Возможно, теперешние уличные торговцы гораздо более свободны, более независимы, нежели революционные фанатики шестьдесят восьмого, проникнутые духом миссионерства, для кого риск, боль, опасность тюремного заключения, возможность пыток, насилия, репрессий были константами, координатами, в которых добровольно и покорно существовали эти мальчики поколения шестьдесят восьмого, те самые, что могли бы стать блестящими профессорами, известными врачами, красноречивыми адвокатами, а вместо этого теперь торгуют в ларьках или, если им повезло, сидят за крайними столами в отделениях банков.
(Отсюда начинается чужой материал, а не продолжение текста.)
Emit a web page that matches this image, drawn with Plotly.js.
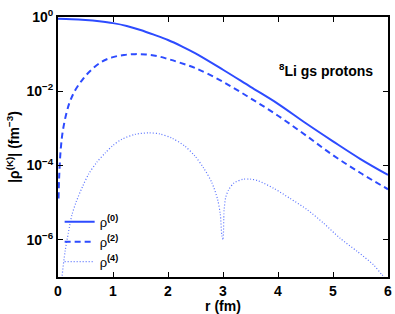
<!DOCTYPE html>
<html>
<head>
<meta charset="utf-8">
<script src="https://cdn.plot.ly/plotly-3.0.1.min.js"></script>
<style>html,body{margin:0;padding:0;background:#fff;}#chart{width:395px;height:314px;}</style>
</head>
<body>
<div id="chart"></div>
<script>
// rho^(0) (solid)
var r0 = [0, 0.25, 0.5, 0.75, 1.0, 1.25, 1.5, 1.75, 2.0, 2.25, 2.5, 3.0, 3.5, 4.0, 4.5, 5.0, 5.5, 6.0];
var rho0 = [0.891, 0.875, 0.832, 0.767, 0.684, 0.575, 0.447, 0.331, 0.240, 0.162, 0.105, 0.038, 0.0132, 0.0046, 0.0014, 4.5e-4, 1.5e-4, 5.6e-5];
// rho^(2) (dashed)
var r2 = [0.01, 0.02, 0.05, 0.1, 0.2, 0.31, 0.45, 0.6, 0.8, 1.0, 1.2, 1.4, 1.6, 1.8, 2.0, 2.2, 2.5, 3.0, 3.5, 4.0, 4.5, 5.0, 5.5, 6.0];
var rho2 = [1.3e-5, 4.5e-5, 2.8e-4, 1.1e-3, 4.5e-3, 0.0105, 0.021, 0.037, 0.063, 0.083, 0.095, 0.1, 0.098, 0.089, 0.074, 0.06, 0.042, 0.018, 0.0065, 0.0022, 6.6e-4, 1.9e-4, 6.3e-5, 2.3e-5];
// rho^(4) (dotted)
var r4 = [0.05, 0.073, 0.13, 0.19, 0.25, 0.33, 0.45, 0.56, 0.7, 0.86, 1.0, 1.16, 1.4, 1.65, 1.85, 2.07, 2.3, 2.49, 2.65, 2.8, 2.9, 2.95, 2.98, 3.0, 3.02, 3.05, 3.1, 3.2, 3.37, 3.5, 3.62, 3.92, 4.22, 4.53, 4.83, 5.13, 5.44, 5.74, 5.89, 6.0];
var rho4 = [2.5e-8, 1.0e-7, 5.0e-7, 1.6e-6, 4.5e-6, 1.05e-5, 2.8e-5, 6.0e-5, 1.2e-4, 2.2e-4, 3.5e-4, 5.1e-4, 6.9e-4, 7.6e-4, 7.1e-4, 5.5e-4, 3.4e-4, 1.8e-4, 8.5e-5, 3.4e-5, 1.26e-5, 5.0e-6, 1.3e-6, 1.0e-6, 6.3e-6, 1.4e-5, 2.2e-5, 3.4e-5, 4.3e-5, 4.3e-5, 4.0e-5, 2.45e-5, 1.3e-5, 6.5e-6, 2.8e-6, 1.1e-6, 4.9e-7, 2.1e-7, 1.15e-7, 8.0e-8];

var names = ['ρ<b><sup>(0)</sup></b>', 'ρ<b><sup>(2)</sup></b>', 'ρ<b><sup>(4)</sup></b>'];
var yTickExp = [0, -2, -4, -6];
var yTickText = ['10<sup>0</sup>', '10<sup>−2</sup>', '10<sup>−4</sup>', '10<sup>−6</sup>'];
var xTicks = [0, 1, 2, 3, 4, 5, 6];

var blue = 'rgb(45,75,255)';
var traces = [
  {x: r0, y: rho0, name: names[0], mode: 'lines', line: {color: blue, width: 2, shape: 'spline', smoothing: 1}},
  {x: r2, y: rho2, name: names[1], mode: 'lines', line: {color: blue, width: 2, dash: '6px,4px', shape: 'spline', smoothing: 1}},
  {x: r4, y: rho4, name: names[2], mode: 'lines', line: {color: 'rgb(90,115,255)', width: 1.2, dash: '1px,2px', shape: 'spline', smoothing: 0.8}}
];

var font = {family: 'Liberation Sans, Arial, sans-serif', color: '#000'};
var layout = {
  width: 395, height: 314,
  margin: {l: 58, r: 7, t: 17, b: 37},
  paper_bgcolor: '#fff', plot_bgcolor: '#fff',
  showlegend: true,
  legend: {x: 0.005, y: 0.27, xanchor: 'left', yanchor: 'top', bgcolor: 'rgba(0,0,0,0)',
           font: {family: font.family, size: 13, color: '#000'}, tracegroupgap: 0, itemwidth: 30},
  xaxis: {
    range: [0, 6], tickvals: xTicks, ticktext: xTicks.map(String),
    showgrid: false, zeroline: false, showline: true, linecolor: '#000', linewidth: 2,
    mirror: 'ticks', ticks: 'inside', ticklen: 5, tickwidth: 1, tickcolor: '#000',
    tickfont: {family: font.family, size: 14, color: '#000', weight: 'bold'},
    title: {text: 'r (fm)', font: {family: font.family, size: 14, color: '#000', weight: 'bold'}, standoff: 0}
  },
  yaxis: {
    type: 'log', range: [-7, 0],
    tickvals: yTickExp.map(function(e){return Math.pow(10, e);}), ticktext: yTickText,
    showgrid: false, zeroline: false, showline: true, linecolor: '#000', linewidth: 2,
    mirror: 'ticks', ticks: 'inside', ticklen: 5, tickwidth: 1, tickcolor: '#000',
    tickfont: {family: font.family, size: 14, color: '#000', weight: 'bold'},
    title: {text: '|ρ<sup>(K)</sup>| (fm<sup>−3</sup>)', font: {family: font.family, size: 14, color: '#000', weight: 'bold'}, standoff: 4}
  },
  annotations: [{
    xref: 'paper', yref: 'paper', x: 0.813, y: 0.796, xanchor: 'center', yanchor: 'middle',
    text: '<sup>8</sup>Li gs protons', showarrow: false,
    font: {family: font.family, size: 14, color: '#000', weight: 'bold'}
  }]
};

Plotly.newPlot('chart', traces, layout, {staticPlot: true, displayModeBar: false});
</script>
</body>
</html>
Возможно, эти их младшие братья, не пытавшиеся построить рай на земле, а выбравшие для поисков счастья пыльные улицы и продающие теперь кассеты Боба Дилана [115] или «Моди Блюз» у тюремных стен в Эксе или на улице Вильяр в Компостеле, свободнее, чем они. Каждое поколение приносит в жертву лучших, самые беспокойные всегда падут первыми для того, чтобы худшие, менее благородные, менее способные на самопожертвование потом оставили мир таким, какой он есть, не позволив ему слишком спешить в своем развитии, не меняя ничего из того, что не должно быть изменено. Приглашенный Профессор размышляет об этом, неторопливо расхаживая по узким проходам между палатками, время от времени задерживаясь у тех, на которые падают первые лучи утреннего, еще неяркого солнца. Он только что рассказывал студентам о насилии в маленькой литературе его страны, о насилии, что идет рука об руку с лиризмом, которым она пронизана в равной степени, и теперь он пытается уловить нечто связывающее эти два состояния, эти два понятия на невеселых физиономиях уличных торговцев, привыкших стоять на солнце здесь и в тысяче других городов, на тысячах других базаров, по которым бродят они, не ведая покоя, гонимые тем странным ветром, что поднимается временами по воле истории. Им хорошо известно чувство затравленности, когда они не могут оплатить векселя, которых всячески пытались избежать; они знают, что такое аварии на дорогах, какое напряжение создает зависимость, ведь они всегда стремились избавиться от нее. Людишки-то они в общем симпатичные, готовые, впрочем, схватиться за нож, когда уже нет мочи терпеть, когда слишком много бед обрушивается разом на их не слишком сильные плечи.
Какие-то каталонцы, сборщики металлолома, именующие себя антикварами, пытаются продать ему латунный корабельный нактоуз [116], явно недавнего производства, по цене билета на «Королеву Марию», и он прикидывается дурачком и заставляет их в конце концов заговорить по-испански, и они кричат на него за то, что он отнял у них столько времени, хотя с самого начала прекрасно понял, что они хитрят, и не собирался у них ничего покупать. Потом, по причине скупости, нападающей на него временами, он так и не покупает старую складную пишущую машинку; и наконец он останавливается перед тем, что любит больше всего, перед старыми книгами.